**Source records**
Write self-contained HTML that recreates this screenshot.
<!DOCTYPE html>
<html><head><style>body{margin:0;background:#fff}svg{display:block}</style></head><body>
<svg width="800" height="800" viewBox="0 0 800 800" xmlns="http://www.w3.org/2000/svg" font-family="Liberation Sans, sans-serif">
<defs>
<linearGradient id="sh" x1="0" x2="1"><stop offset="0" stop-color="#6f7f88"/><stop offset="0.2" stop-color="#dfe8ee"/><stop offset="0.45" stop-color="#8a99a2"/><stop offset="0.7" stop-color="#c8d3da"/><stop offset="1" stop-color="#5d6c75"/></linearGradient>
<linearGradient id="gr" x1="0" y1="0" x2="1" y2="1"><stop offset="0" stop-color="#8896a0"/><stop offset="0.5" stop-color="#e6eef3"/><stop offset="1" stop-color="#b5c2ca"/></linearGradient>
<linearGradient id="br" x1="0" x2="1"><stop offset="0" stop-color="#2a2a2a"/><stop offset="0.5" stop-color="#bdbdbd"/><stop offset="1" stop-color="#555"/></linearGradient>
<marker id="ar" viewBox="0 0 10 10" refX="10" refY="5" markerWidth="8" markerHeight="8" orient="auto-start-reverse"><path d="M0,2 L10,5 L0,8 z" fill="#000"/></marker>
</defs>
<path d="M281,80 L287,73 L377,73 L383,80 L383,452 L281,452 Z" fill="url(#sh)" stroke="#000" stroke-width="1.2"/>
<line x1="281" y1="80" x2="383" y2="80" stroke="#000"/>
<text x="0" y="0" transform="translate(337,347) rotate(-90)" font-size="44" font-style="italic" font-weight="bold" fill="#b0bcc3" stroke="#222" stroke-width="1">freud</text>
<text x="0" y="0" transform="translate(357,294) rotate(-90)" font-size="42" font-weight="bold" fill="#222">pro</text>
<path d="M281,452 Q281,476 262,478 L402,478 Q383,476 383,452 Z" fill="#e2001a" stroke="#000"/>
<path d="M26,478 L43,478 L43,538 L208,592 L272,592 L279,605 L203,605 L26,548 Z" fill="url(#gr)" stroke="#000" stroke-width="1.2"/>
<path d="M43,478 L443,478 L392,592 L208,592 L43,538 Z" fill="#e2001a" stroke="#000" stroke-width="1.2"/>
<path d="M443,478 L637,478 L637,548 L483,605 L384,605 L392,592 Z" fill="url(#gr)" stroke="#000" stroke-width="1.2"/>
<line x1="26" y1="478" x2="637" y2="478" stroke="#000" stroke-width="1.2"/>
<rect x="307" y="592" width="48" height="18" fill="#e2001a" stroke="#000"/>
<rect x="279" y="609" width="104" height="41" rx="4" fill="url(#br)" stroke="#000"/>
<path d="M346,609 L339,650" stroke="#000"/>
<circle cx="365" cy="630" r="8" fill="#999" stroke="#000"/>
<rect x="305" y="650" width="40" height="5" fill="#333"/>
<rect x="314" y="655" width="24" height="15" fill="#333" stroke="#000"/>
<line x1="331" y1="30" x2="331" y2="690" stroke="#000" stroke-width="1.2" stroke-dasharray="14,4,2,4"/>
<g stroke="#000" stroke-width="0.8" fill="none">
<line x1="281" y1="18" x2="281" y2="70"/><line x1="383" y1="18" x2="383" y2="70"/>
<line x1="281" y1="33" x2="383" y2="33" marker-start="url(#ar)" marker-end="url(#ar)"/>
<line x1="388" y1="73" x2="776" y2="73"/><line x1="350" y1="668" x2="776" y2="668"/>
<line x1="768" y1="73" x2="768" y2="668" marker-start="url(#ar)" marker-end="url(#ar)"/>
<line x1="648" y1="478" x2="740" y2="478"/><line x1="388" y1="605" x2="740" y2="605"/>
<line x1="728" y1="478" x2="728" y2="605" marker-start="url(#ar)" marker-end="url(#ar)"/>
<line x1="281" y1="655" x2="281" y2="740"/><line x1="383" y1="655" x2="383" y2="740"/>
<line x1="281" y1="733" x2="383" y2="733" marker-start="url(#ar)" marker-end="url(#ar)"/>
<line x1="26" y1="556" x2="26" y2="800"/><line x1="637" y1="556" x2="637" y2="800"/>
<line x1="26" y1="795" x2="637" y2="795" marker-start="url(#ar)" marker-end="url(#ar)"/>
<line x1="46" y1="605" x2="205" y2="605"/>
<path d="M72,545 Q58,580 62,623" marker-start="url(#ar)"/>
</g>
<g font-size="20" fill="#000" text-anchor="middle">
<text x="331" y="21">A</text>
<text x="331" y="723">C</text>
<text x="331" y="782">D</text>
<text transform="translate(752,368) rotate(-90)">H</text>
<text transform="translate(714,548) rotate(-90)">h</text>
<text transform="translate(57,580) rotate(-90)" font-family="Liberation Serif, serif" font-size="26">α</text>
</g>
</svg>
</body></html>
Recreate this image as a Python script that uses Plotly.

**Work to be completed**
The records above must be repeated exactly, every one of them.

**The result**
Write self-contained HTML that recreates this screenshot.
<!DOCTYPE html>
<html><head><style>body{margin:0;background:#fff}svg{display:block}</style></head><body>
<svg width="800" height="800" viewBox="0 0 800 800" xmlns="http://www.w3.org/2000/svg" font-family="Liberation Sans, sans-serif">
<defs>
<linearGradient id="sh" x1="0" x2="1"><stop offset="0" stop-color="#6f7f88"/><stop offset="0.2" stop-color="#dfe8ee"/><stop offset="0.45" stop-color="#8a99a2"/><stop offset="0.7" stop-color="#c8d3da"/><stop offset="1" stop-color="#5d6c75"/></linearGradient>
<linearGradient id="gr" x1="0" y1="0" x2="1" y2="1"><stop offset="0" stop-color="#8896a0"/><stop offset="0.5" stop-color="#e6eef3"/><stop offset="1" stop-color="#b5c2ca"/></linearGradient>
<linearGradient id="br" x1="0" x2="1"><stop offset="0" stop-color="#2a2a2a"/><stop offset="0.5" stop-color="#bdbdbd"/><stop offset="1" stop-color="#555"/></linearGradient>
<marker id="ar" viewBox="0 0 10 10" refX="10" refY="5" markerWidth="8" markerHeight="8" orient="auto-start-reverse"><path d="M0,2 L10,5 L0,8 z" fill="#000"/></marker>
</defs>
<path d="M281,80 L287,73 L377,73 L383,80 L383,452 L281,452 Z" fill="url(#sh)" stroke="#000" stroke-width="1.2"/>
<line x1="281" y1="80" x2="383" y2="80" stroke="#000"/>
<text x="0" y="0" transform="translate(337,347) rotate(-90)" font-size="44" font-style="italic" font-weight="bold" fill="#b0bcc3" stroke="#222" stroke-width="1">freud</text>
<text x="0" y="0" transform="translate(357,294) rotate(-90)" font-size="42" font-weight="bold" fill="#222">pro</text>
<path d="M281,452 Q281,476 262,478 L402,478 Q383,476 383,452 Z" fill="#e2001a" stroke="#000"/>
<path d="M26,478 L43,478 L43,538 L208,592 L272,592 L279,605 L203,605 L26,548 Z" fill="url(#gr)" stroke="#000" stroke-width="1.2"/>
<path d="M43,478 L443,478 L392,592 L208,592 L43,538 Z" fill="#e2001a" stroke="#000" stroke-width="1.2"/>
<path d="M443,478 L637,478 L637,548 L483,605 L384,605 L392,592 Z" fill="url(#gr)" stroke="#000" stroke-width="1.2"/>
<line x1="26" y1="478" x2="637" y2="478" stroke="#000" stroke-width="1.2"/>
<rect x="307" y="592" width="48" height="18" fill="#e2001a" stroke="#000"/>
<rect x="279" y="609" width="104" height="41" rx="4" fill="url(#br)" stroke="#000"/>
<path d="M346,609 L339,650" stroke="#000"/>
<circle cx="365" cy="630" r="8" fill="#999" stroke="#000"/>
<rect x="305" y="650" width="40" height="5" fill="#333"/>
<rect x="314" y="655" width="24" height="15" fill="#333" stroke="#000"/>
<line x1="331" y1="30" x2="331" y2="690" stroke="#000" stroke-width="1.2" stroke-dasharray="14,4,2,4"/>
<g stroke="#000" stroke-width="0.8" fill="none">
<line x1="281" y1="18" x2="281" y2="70"/><line x1="383" y1="18" x2="383" y2="70"/>
<line x1="281" y1="33" x2="383" y2="33" marker-start="url(#ar)" marker-end="url(#ar)"/>
<line x1="388" y1="73" x2="776" y2="73"/><line x1="350" y1="668" x2="776" y2="668"/>
<line x1="768" y1="73" x2="768" y2="668" marker-start="url(#ar)" marker-end="url(#ar)"/>
<line x1="648" y1="478" x2="740" y2="478"/><line x1="388" y1="605" x2="740" y2="605"/>
<line x1="728" y1="478" x2="728" y2="605" marker-start="url(#ar)" marker-end="url(#ar)"/>
<line x1="281" y1="655" x2="281" y2="740"/><line x1="383" y1="655" x2="383" y2="740"/>
<line x1="281" y1="733" x2="383" y2="733" marker-start="url(#ar)" marker-end="url(#ar)"/>
<line x1="26" y1="556" x2="26" y2="800"/><line x1="637" y1="556" x2="637" y2="800"/>
<line x1="26" y1="795" x2="637" y2="795" marker-start="url(#ar)" marker-end="url(#ar)"/>
<line x1="46" y1="605" x2="205" y2="605"/>
<path d="M72,545 Q58,580 62,623" marker-start="url(#ar)"/>
</g>
<g font-size="20" fill="#000" text-anchor="middle">
<text x="331" y="21">A</text>
<text x="331" y="723">C</text>
<text x="331" y="782">D</text>
<text transform="translate(752,368) rotate(-90)">H</text>
<text transform="translate(714,548) rotate(-90)">h</text>
<text transform="translate(57,580) rotate(-90)" font-family="Liberation Serif, serif" font-size="26">α</text>
</g>
</svg>
</body></html>
Recreate this image as a Python script that uses Plotly.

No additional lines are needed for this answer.